El sacrificio personal que hace un matrimonio joven y pobre para progresar es lo que sintetiza la realización de Hernán Fernández. Estas pocas palabras alcanzan para describir el proceso habitual que transitan las personas impedidas económicamente de acceder a una vida digna.
Con una puesta de escena austera, mínimos recursos técnicos, escenográficos, de vestuario, etc., tan necesarios para introducirnos en un ambiente humilde de un pueblito correntino, transcurre la historia de Sonia (Sonia Ortíz), que está embarazada, vive en una casita de madera sin agua corriente y quedó sola, ya que su marido tuvo que ir a trabajar a Buenos Aires.

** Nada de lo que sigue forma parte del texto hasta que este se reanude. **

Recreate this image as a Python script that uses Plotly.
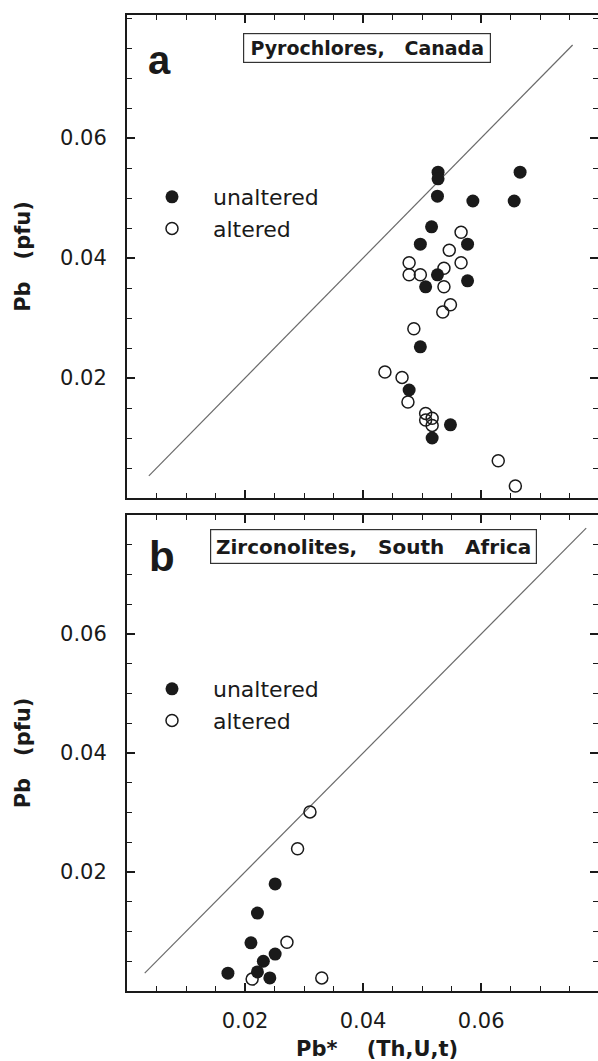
import plotly.graph_objects as go

# ---------------- data ----------------
# Panel a: Pyrochlores, Canada
A_UNALT_X = [0.0527, 0.0527, 0.0666, 0.0526, 0.0586, 0.0656, 0.0516, 0.0497, 0.0577,
             0.0526, 0.0506, 0.0577, 0.0497, 0.0478, 0.0548, 0.0517]
A_UNALT_Y = [0.0543, 0.0532, 0.0543, 0.0503, 0.0495, 0.0495, 0.0452, 0.0423, 0.0423,
             0.0372, 0.0352, 0.0362, 0.0252, 0.0180, 0.0122, 0.0100]
A_ALT_X = [0.0566, 0.0546, 0.0478, 0.0566, 0.0478, 0.0497, 0.0537, 0.0537, 0.0548,
           0.0535, 0.0486, 0.0437, 0.0466, 0.0476, 0.0506, 0.0506, 0.0517, 0.0517,
           0.0629, 0.0658]
A_ALT_Y = [0.0443, 0.0413, 0.0392, 0.0392, 0.0372, 0.0372, 0.0383, 0.0352, 0.0322,
           0.0310, 0.0282, 0.0210, 0.0201, 0.0160, 0.0141, 0.0130, 0.0133, 0.0121,
           0.0062, 0.0020]
A_LINE = [0.0037, 0.0755]

# Panel b: Zirconolites, South Africa
B_UNALT_X = [0.0251, 0.0221, 0.0210, 0.0251, 0.0231, 0.0221, 0.0171, 0.0242]
B_UNALT_Y = [0.0180, 0.0131, 0.0081, 0.0062, 0.0050, 0.0032, 0.0030, 0.0022]
B_ALT_X = [0.0310, 0.0289, 0.0271, 0.0212, 0.0330]
B_ALT_Y = [0.0301, 0.0239, 0.0082, 0.0020, 0.0022]
B_LINE = [0.0030, 0.0778]

SERIES = ["unaltered", "altered"]
TITLES = ["Pyrochlores,\u00a0\u00a0\u00a0Canada", "Zirconolites,\u00a0\u00a0\u00a0South\u00a0\u00a0\u00a0Africa"]
PANEL_LABELS = ["a", "b"]
Y_TITLE = "Pb\u00a0\u00a0\u00a0(pfu)"
X_TITLE = "\u200b\u00a0\u00a0\u00a0\u00a0Pb*\u00a0\u00a0\u00a0\u00a0(Th,U,t)"
TICK_VALS = [0.02, 0.04, 0.06]
TICK_TEXT = ["0.02", "0.04", "0.06"]

X_RANGE = [0.0, 0.0798]
YA_RANGE = [0.0, 0.0805]
YB_RANGE = [0.0, 0.0800]

# ---------------- style ----------------
INK = "#1a1a1a"
FONT = "DejaVu Sans"
W, H = 598, 1061
ML, MT, MB = 127, 15, 70
PH = H - MT - MB
def py2paper(py):
    return (H - MB - py) / PH

A_DOM = [py2paper(498), 1.0]
B_DOM = [0.0, py2paper(515)]

fig = go.Figure()

def add_panel(xa, ya, ux, uy, ax_, ay_, line, legend):
    fig.add_trace(go.Scatter(x=line, y=line, mode="lines", xaxis=xa, yaxis=ya,
                             line=dict(color="#6a6a6a", width=1.2), showlegend=False,
                             hoverinfo="skip"))
    fig.add_trace(go.Scatter(x=ax_, y=ay_, mode="markers", xaxis=xa, yaxis=ya,
                             name="\u00a0\u00a0\u00a0" + SERIES[1], legend=legend, legendrank=2,
                             marker=dict(symbol="circle-open", size=12, color=INK,
                                         line=dict(width=1.5, color=INK))))
    fig.add_trace(go.Scatter(x=ux, y=uy, mode="markers", xaxis=xa, yaxis=ya,
                             name="\u00a0\u00a0\u00a0" + SERIES[0], legend=legend, legendrank=1,
                             marker=dict(symbol="circle", size=13, color=INK,
                                         line=dict(width=0))))

add_panel("x", "y", A_UNALT_X, A_UNALT_Y, A_ALT_X, A_ALT_Y, A_LINE, "legend")
add_panel("x2", "y2", B_UNALT_X, B_UNALT_Y, B_ALT_X, B_ALT_Y, B_LINE, "legend2")
# empty traces so the mirrored tick axes are drawn
for xa, ya in [("x3", "y3"), ("x4", "y4")]:
    fig.add_trace(go.Scatter(x=[], y=[], xaxis=xa, yaxis=ya, showlegend=False))

tickfont = dict(family=FONT, size=21, color=INK)
titlefont = dict(family=FONT, size=21, color=INK, weight="bold")
minor = dict(tickmode="linear", tick0=0, dtick=0.005, ticks="inside", ticklen=5,
             tickwidth=1.3, tickcolor=INK)

def axis(rng, dom=None, **kw):
    d = dict(range=rng, tickmode="array", tickvals=TICK_VALS, ticktext=TICK_TEXT,
             ticks="inside", ticklen=8, tickwidth=1.5,
             tickcolor=INK, showgrid=False, zeroline=False, linecolor=INK, linewidth=2,
             tickfont=tickfont, minor=minor, fixedrange=True, automargin=False)
    if dom is not None:
        d["domain"] = dom
    d.update(kw)
    return d

fig.update_layout(
    width=W, height=H,
    margin=dict(l=ML, r=0, t=MT, b=MB),
    paper_bgcolor="white", plot_bgcolor="white",
    font=dict(family=FONT, color=INK),
    xaxis=axis(X_RANGE, [0, 1], anchor="y", showline=True, showticklabels=False),
    yaxis=axis(YA_RANGE, A_DOM, anchor="x", showline=True, showticklabels=True,
               ticklabelstandoff=14,
               title=dict(text=Y_TITLE, font=titlefont, standoff=24)),
    xaxis2=axis(X_RANGE, [0, 1], anchor="y2", showline=True, showticklabels=True,
                ticklabelstandoff=10,
                title=dict(text=X_TITLE, font=titlefont, standoff=14)),
    yaxis2=axis(YB_RANGE, B_DOM, anchor="x2", showline=True, showticklabels=True,
                ticklabelstandoff=14,
                title=dict(text=Y_TITLE, font=titlefont, standoff=24)),
    xaxis3=axis(X_RANGE, None, overlaying="x", anchor="y", side="top", showline=True,
                showticklabels=False),
    yaxis3=axis(YA_RANGE, None, overlaying="y", anchor="x", side="right", showline=False,
                showticklabels=False),
    xaxis4=axis(X_RANGE, None, overlaying="x2", anchor="y2", side="top", showline=True,
                showticklabels=False),
    yaxis4=axis(YB_RANGE, None, overlaying="y2", anchor="x2", side="right", showline=False,
                showticklabels=False),
    legend=dict(x=(152 - ML) / (W - ML), y=py2paper(176), xanchor="left", yanchor="top",
                font=dict(family=FONT, size=22, color=INK), bgcolor="rgba(0,0,0,0)",
                itemclick=False, itemdoubleclick=False),
    legend2=dict(x=(152 - ML) / (W - ML), y=py2paper(668), xanchor="left", yanchor="top",
                 font=dict(family=FONT, size=22, color=INK), bgcolor="rgba(0,0,0,0)",
                 itemclick=False, itemdoubleclick=False, tracegroupgap=0),
    showlegend=True,
)

# title boxes
fig.add_annotation(text=TITLES[0], xref="x domain", yref="y domain",
                   x=(367 - ML) / (W - ML), y=(498 - 48) / (498 - 15),
                   xanchor="center", yanchor="middle",
                   showarrow=False, font=dict(family=FONT, size=19, color=INK, weight="bold"),
                   width=246, height=28, borderpad=0, bordercolor="#333", borderwidth=1.2,
                   align="center", valign="middle")
fig.add_annotation(text=TITLES[1], xref="x2 domain", yref="y2 domain",
                   x=(373 - ML) / (W - ML), y=(991 - 546) / (991 - 515),
                   xanchor="center", yanchor="middle",
                   showarrow=False, font=dict(family=FONT, size=20, color=INK, weight="bold"),
                   width=325, height=33, borderpad=0, bordercolor="#333", borderwidth=1.2,
                   align="center", valign="middle")
# panel letters
fig.add_annotation(text=PANEL_LABELS[0], xref="x domain", yref="y domain",
                   x=(159 - ML) / (W - ML), y=(498 - 60) / (498 - 15), showarrow=False,
                   xanchor="center", yanchor="middle",
                   font=dict(family="Liberation Sans", size=40, color=INK, weight="bold"))
fig.add_annotation(text=PANEL_LABELS[1], xref="x2 domain", yref="y2 domain",
                   x=(162 - ML) / (W - ML), y=(991 - 556) / (991 - 515), showarrow=False,
                   xanchor="center", yanchor="middle",
                   font=dict(family="Liberation Sans", size=42, color=INK, weight="bold"))

fig.write_html("out.html", config={"displayModeBar": False},
               post_script="document.body.style.margin='0';document.body.style.overflow='hidden';")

Sus días son rutinarios. Hace los quehaceres domésticos, controles médicos, lecturas de la biblia con otras chicas y viajes en una camioneta de la suegra. De vez en cuando, en un momento pactado de antemano, va a un almacén que tiene un teléfono semipúblico, para esperar el llamado de Elías (Elías Aguirre), su marido. La distancia la acortan de ese modo y con alguna carta, también.
En la película que nos muestra en carne viva como escasea todo, sobra la paciencia. La procesión va por dentro. Es tan evidente que casi no hay diálogos, las palabras huelgan. Los silencios abruman. El sonido ambiente predomina, ya que no hay música. El relato es pesado, muy lento, no hay ni un mínimo espacio para el relax y la diversión. El director pone en pantalla prolongadas tomas con una mínima acción. Y, si lo considera necesario filma con cámara fija planos generales largos, para abrumarnos aún más y conseguir una empatía con la protagonista, qué, cómo todos los del elenco, no son actores, pero sus papeles lo interpretan con coherencia y seriedad.
Los kilómetros de distancia provocan sufrimiento, junto a la pobreza, pero ellos están seguros de ir por el camino correcto. Un áspero y tortuoso recorrido que, finalmente, haya valido la pena.